*Exercise requirements*
Look through the material below. Copy every line with the string "that" in it.

## START Data for this exercise

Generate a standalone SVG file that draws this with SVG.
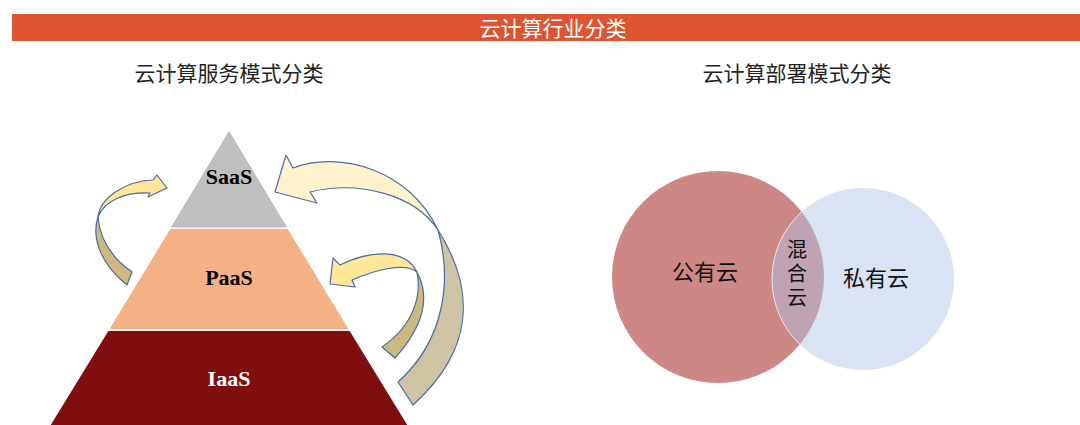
<svg xmlns="http://www.w3.org/2000/svg" width="1080" height="425" viewBox="0 0 1080 425">
<style>
.cjk{font-family:"Noto Sans CJK SC","Noto Sans",sans-serif;}
.lbl{font-family:"Liberation Serif",serif;font-weight:bold;font-size:22px;text-anchor:middle;}
.arr{stroke:#4A6BA5;stroke-width:1.2;stroke-linejoin:round;}
.front1{fill:#FFE699;}
.front2{fill:#FFF2CC;}
.back1{fill:#CDB87E;}
.back2{fill:#CEC3A3;}
</style>
<defs>
<clipPath id="pubclip"><circle cx="718" cy="277" r="106"/></clipPath>
</defs>
<rect width="1080" height="425" fill="#FFFFFF"/>
<g id="header">
<rect x="12" y="14" width="1068" height="27" fill="#DC5430"/>
<text x="553" y="36" class="cjk" font-size="21" fill="#FFFFFF" text-anchor="middle">云计算行业分类</text>
</g>
<g id="subtitle-left"><text x="229" y="81" class="cjk" font-size="21" fill="#222222" text-anchor="middle">云计算服务模式分类</text></g>
<g id="subtitle-right"><text x="797" y="81" class="cjk" font-size="21" fill="#222222" text-anchor="middle">云计算部署模式分类</text></g>
<g id="iaas">
<polygon points="108,330 350,330 410,428 48,428" fill="#7F0F0F" stroke="#FFFFFF" stroke-width="1.5"/>
<text x="229" y="386" class="lbl" fill="#FFFFFF">IaaS</text>
</g>
<g id="paas">
<polygon points="170,228 288,228 350,330 108,330" fill="#F4B183" stroke="#FFFFFF" stroke-width="1.5"/>
<text x="229" y="285" class="lbl" fill="#000000">PaaS</text>
</g>
<g id="saas">
<polygon points="229,130 288,228 170,228" fill="#BFBFBF" stroke="#FFFFFF" stroke-width="1"/>
<text x="229" y="184" class="lbl" fill="#000000">SaaS</text>
</g>
<g id="connectors">
<path class="arr back1" d="M98,217 C92,235 98,262 127,285 L132,272 C112,258 100,240 98,217 Z"/>
<path class="arr front1" d="M98,217 C100,198 125,181 153,180 L157,175 L167,188 L148,197 L150,193 C125,192 105,200 98,217 Z"/>
<path class="arr back1" d="M417,272 C432,300 420,330 395,358 L382,347 C414,325 422,295 417,272 Z"/>
<path class="arr front1" d="M417,272 C405,248 370,250 340,265 L333,258 L330,284 L355,287 L352,280 C375,270 405,262 417,272 Z"/>
<path class="arr back2" d="M438,230 C476,290 474,350 413,405 L398,382 C445,340 452,280 438,230 Z"/>
<path class="arr front2" d="M438,230 C410,170 340,150 293,168 L286,155 L275,192 L317,203 L310,192 C360,180 415,195 438,230 Z"/>
</g>
<g id="public-cloud">
<circle cx="718" cy="277" r="106" fill="#CD8886"/>
<text x="705" y="280" class="cjk" font-size="22" fill="#111111" text-anchor="middle">公有云</text>
</g>
<g id="private-cloud">
<circle cx="863" cy="279" r="91" fill="#DAE3F3"/>
<text x="876" y="286" class="cjk" font-size="22" fill="#111111" text-anchor="middle">私有云</text>
</g>
<g id="hybrid-cloud">
<circle cx="863" cy="279" r="91" fill="#C0A3B3" clip-path="url(#pubclip)"/>
<circle cx="863" cy="279" r="91" fill="none" stroke="#FFFFFF" stroke-width="1" stroke-opacity="0.7" clip-path="url(#pubclip)"/>
<text x="797" y="275" class="cjk" font-size="20" fill="#111111" text-anchor="middle" writing-mode="vertical-rl" letter-spacing="4">混合云</text>
</g>
</svg>
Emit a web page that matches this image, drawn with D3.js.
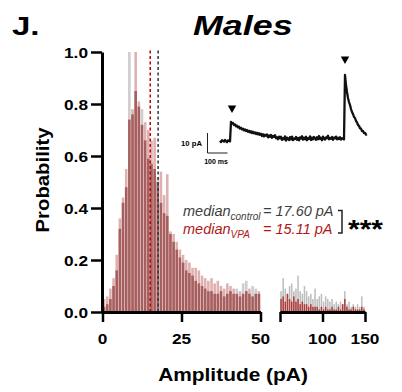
<!DOCTYPE html>
<html><head><meta charset="utf-8">
<script src="https://cdn.jsdelivr.net/npm/d3@7"></script>
<style>body{margin:0;background:#fff}svg{display:block}text{font-family:"Liberation Sans",Arial,sans-serif}</style>
</head><body><svg id="c" width="402" height="392"></svg>
<script>
// ---------- data ----------
const leftBinStarts = [0,1,2,3,4,5,6,7,8,9,10,11,12,13,14,15,16,17,18,19,20,21,22,23,24,25,26,27,28,29,30,31,32,33,34,35,36,37,38,39,40,41,42,43,44,45,46,47,48,49];
const leftBinWidth = 1;
const controlLeft = [0.02,0.03,0.05,0.10,0.16,0.32,0.42,0.48,1.00,0.76,0.85,0.79,0.78,0.66,0.59,0.57,0.55,0.52,0.42,0.38,0.37,0.30,0.27,0.24,0.21,0.19,0.16,0.15,0.14,0.12,0.11,0.10,0.09,0.08,0.08,0.07,0.07,0.08,0.06,0.07,0.08,0.07,0.09,0.06,0.11,0.12,0.07,0.10,0.09,0.07];
const vpaLeft     = [0.05,0.06,0.09,0.13,0.22,0.36,0.44,0.55,0.74,0.78,1.00,0.81,0.72,0.73,0.70,0.66,0.67,0.50,0.54,0.45,0.53,0.31,0.30,0.27,0.24,0.22,0.20,0.19,0.17,0.17,0.16,0.14,0.13,0.12,0.13,0.11,0.12,0.10,0.09,0.11,0.10,0.09,0.07,0.08,0.07,0.08,0.09,0.06,0.07,0.08];
const rightBinStarts = [50,52.5,55,57.5,60,62.5,65,67.5,70,72.5,75,77.5,80,82.5,85,87.5,90,92.5,95,97.5,100,102.5,105,107.5,110,112.5,115,117.5,120,122.5,125,127.5,130,132.5,135,137.5,140,142.5,145,147.5];
const rightBinWidth = 2.5;
const controlRight = [0.08,0.13,0.09,0.07,0.10,0.11,0.08,0.09,0.14,0.08,0.07,0.10,0.08,0.06,0.07,0.05,0.09,0.05,0.06,0.07,0.04,0.06,0.05,0.04,0.05,0.03,0.04,0.03,0.04,0.03,0.08,0.03,0.04,0.02,0.03,0.02,0.03,0.02,0.06,0.02];
const vpaRight     = [0.05,0.06,0.04,0.07,0.05,0.04,0.06,0.04,0.05,0.03,0.04,0.03,0.03,0.02,0.03,0.02,0.02,0.02,0.01,0.02,0.01,0.02,0.01,0.01,0.02,0.01,0.01,0.02,0.01,0.03,0.05,0.02,0.01,0.01,0.02,0.01,0.01,0.01,0.02,0.01];
const medianControl = 17.60, medianVPA = 15.11;
const yTicks = [0,0.2,0.4,0.6,0.8,1.0];
const xTicksLeft = [0,25,50], xTicksRight = [100,150], xTicksRightUnlabeled=[50];
// inset trace: current (pA) sampled every 5 ms from 0 to 735 ms
const traceStepMs = 5;
const traceValues = [
 0.2,-0.5,0.4,0.0,-0.3,0.5,-0.1,-0.6,0.3,0.1,-0.2,
 9.6,8.7,9.0,8.0,8.3,7.4,7.7,6.8,7.1,6.2,6.6,5.8,6.2,5.3,5.8,5.0,5.5,4.6,5.1,4.3,4.9,4.0,4.6,3.8,4.3,3.5,4.1,3.3,3.9,3.1,
 3.6,2.5,3.4,2.3,3.1,2.6,3.3,1.8,2.8,2.1,3.0,1.6,2.5,2.1,2.9,1.4,1.9,0.9,2.2,1.4,
 2.1,0.6,1.4,0.9,2.3,0.2,1.7,1.1,0.5,1.9,
 0.8,2.2,0.4,1.3,1.0,2.0,0.6,1.5,0.3,1.8,
 1.2,2.4,0.7,1.6,0.9,2.1,0.4,1.4,1.1,2.3,
 0.5,1.7,0.8,2.0,1.3,0.6,1.9,0.9,2.5,1.0,
 1.6,0.4,2.2,1.2,0.7,1.8,1.4,2.6,0.9,1.5,
 1.1,2.0,0.6,1.7,1.3,2.2,0.8,1.6,1.0,1.9,
 0.7,1.4,1.1,0.8,
 33.0,28.0,24.5,21.5,19.5,18.0,16.0,14.5,13.5,12.0,11.5,10.0,9.3,8.0,7.6,6.4,6.2,5.0,5.0,4.0,4.1,3.2,3.4];
const arrowTimes = [60, 625], arrowLevels = [14, 38.5];

// ---------- drawing ----------
const svg = d3.select('#c');
const y = d3.scaleLinear().domain([0,1]).range([312,52]);
const xL = d3.scaleLinear().domain([0,50]).range([102.5,260.5]);
const xR = d3.scaleLinear().domain([50,150]).range([280,365]);

function txt(x, yy, s, o) {
  const t = svg.append('text').attr('transform', `translate(${x},${yy})${o.rot?` rotate(${o.rot})`:''} scale(${o.sx||1},1)`)
    .attr('font-size', o.size).attr('font-weight', o.weight||'bold').attr('font-style', o.style||'normal')
    .attr('text-anchor', o.anchor||'start').attr('fill', o.fill||'#000').text(s);
  return t;
}

function hist(xs, starts, w, ctrl, vpa, pal) {
  const g = svg.append('g');
  const rows = starts.map((b,i)=>({b, c:ctrl[i], v:vpa[i]}));
  const bw = d => xs(d.b + w) - xs(d.b) - 0.6;
  g.selectAll('rect.top').data(rows).join('rect')
    .attr('x', d=>xs(d.b)+0.3).attr('width', bw)
    .attr('y', d=>y(Math.max(d.c,d.v))).attr('height', d=>y(0)-y(Math.max(d.c,d.v)))
    .attr('fill', d=> d.c>=d.v ? pal.gray : pal.pink);
  g.selectAll('rect.low').data(rows).join('rect')
    .attr('x', d=>xs(d.b)+0.3).attr('width', bw)
    .attr('y', d=>y(Math.min(d.c,d.v))).attr('height', d=>y(0)-y(Math.min(d.c,d.v)))
    .attr('fill', pal.dark);
}
hist(xL, leftBinStarts, leftBinWidth, controlLeft, vpaLeft, {gray:'#cdcdcd', pink:'#dfb0b0', dark:'#a65e5e'});
hist(xR, rightBinStarts, rightBinWidth, controlRight, vpaRight, {gray:'#bdbdbd', pink:'#e2a6a6', dark:'#b03c3c'});

// median lines
[[medianVPA,'#c00000'],[medianControl,'#333']].forEach(([m,c])=>{
  svg.append('line').attr('x1',xL(m)).attr('x2',xL(m)).attr('y1',y(0)).attr('y2',y(1)-2)
    .attr('stroke',c).attr('stroke-width',1.5).attr('stroke-dasharray','3,2.5');
});

// axes
function styleAxis(g){ g.selectAll('path.domain').attr('stroke','#000').attr('stroke-width',3);
  g.selectAll('.tick line').attr('stroke','#000').attr('stroke-width',2.5); g.selectAll('.tick text').remove(); }
svg.append('g').attr('transform','translate(102,0)')
  .call(d3.axisLeft(y).tickValues(yTicks).tickSize(11).tickSizeOuter(0)).call(styleAxis);
svg.append('g').attr('transform','translate(0,312)')
  .call(d3.axisBottom(xL).tickValues(xTicksLeft).tickSize(10).tickSizeOuter(0)).call(styleAxis);
svg.append('g').attr('transform','translate(0,312)')
  .call(d3.axisBottom(xR).tickValues(xTicksRightUnlabeled.concat(xTicksRight)).tickSize(10).tickSizeOuter(0)).call(styleAxis);

yTicks.forEach(v=>txt(88, y(v)+5.5, d3.format('.1f')(v), {size:15, sx:1.15, anchor:'end'}));
xTicksLeft.forEach(v=>txt(xL(v), 344, String(v), {size:15, sx:1.15, anchor:'middle'}));
xTicksRight.forEach(v=>txt(xR(v), 344, String(v), {size:15, sx:1.15, anchor:'middle'}));

// titles
txt(12, 35, 'J.', {size:26, sx:1.27});
txt(193, 35, 'Males', {size:28, sx:1.28, style:'italic'});
txt(233, 381, 'Amplitude (pA)', {size:19, sx:1.1, anchor:'middle'});
txt(49, 180, 'Probability', {size:19, sx:1.07, anchor:'middle', rot:-90});

// inset
const tx = d3.scaleLinear().domain([0,100]).range([220,240]);
const iy = d3.scaleLinear().domain([0,10]).range([141,121]);
const line = d3.line().x((d,i)=>tx(i*traceStepMs)).y(d=>iy(d));
svg.append('path').datum(traceValues).attr('d',line).attr('fill','none')
  .attr('stroke','#111').attr('stroke-width',2.3).attr('stroke-linejoin','round');
arrowTimes.forEach((t,i)=>{
  const cx = tx(t), ty = iy(arrowLevels[i]);
  svg.append('path').attr('d',`M${cx-4.2},${ty-7.5}L${cx+4.2},${ty-7.5}L${cx},${ty}Z`).attr('fill','#000');
});
// scale bar 100 ms / 10 pA
const sbT = -62.5, sbI = -6;
svg.append('path').attr('d',`M${tx(sbT)},${iy(sbI+10)}L${tx(sbT)},${iy(sbI)}L${tx(sbT+100)},${iy(sbI)}`)
  .attr('fill','none').attr('stroke','#222').attr('stroke-width',1);
txt(202, 145.5, '10 pA', {size:7, sx:1.1, anchor:'end'});
txt(216, 164, '100 ms', {size:7, anchor:'middle'});

// annotation
const a1 = svg.append('text').attr('x',183).attr('y',216).attr('font-size',14.5).attr('font-style','italic').attr('fill','#3d3d3d');
a1.append('tspan').text('median');
a1.append('tspan').attr('font-size',10).attr('dy',3.5).text('control');
a1.append('tspan').attr('x',263).attr('dy',-3.5).text('= 17.60 pA');
const a2 = svg.append('text').attr('x',183).attr('y',234).attr('font-size',14.5).attr('font-style','italic').attr('fill','#b01818');
a2.append('tspan').text('median');
a2.append('tspan').attr('font-size',10).attr('dy',3.5).text('VPA');
a2.append('tspan').attr('x',263).attr('dy',-3.5).text('= 15.11 pA');
svg.append('path').attr('d','M338,210.5H342V233H338').attr('fill','none').attr('stroke','#222').attr('stroke-width',1.5);
txt(348, 238, '***', {size:26, sx:1.15});
</script></body></html>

## END Data for this exercise

*Solution for this exercise*
Generate a standalone SVG file that draws this with SVG.
Emit a web page that matches this image, drawn with D3.js.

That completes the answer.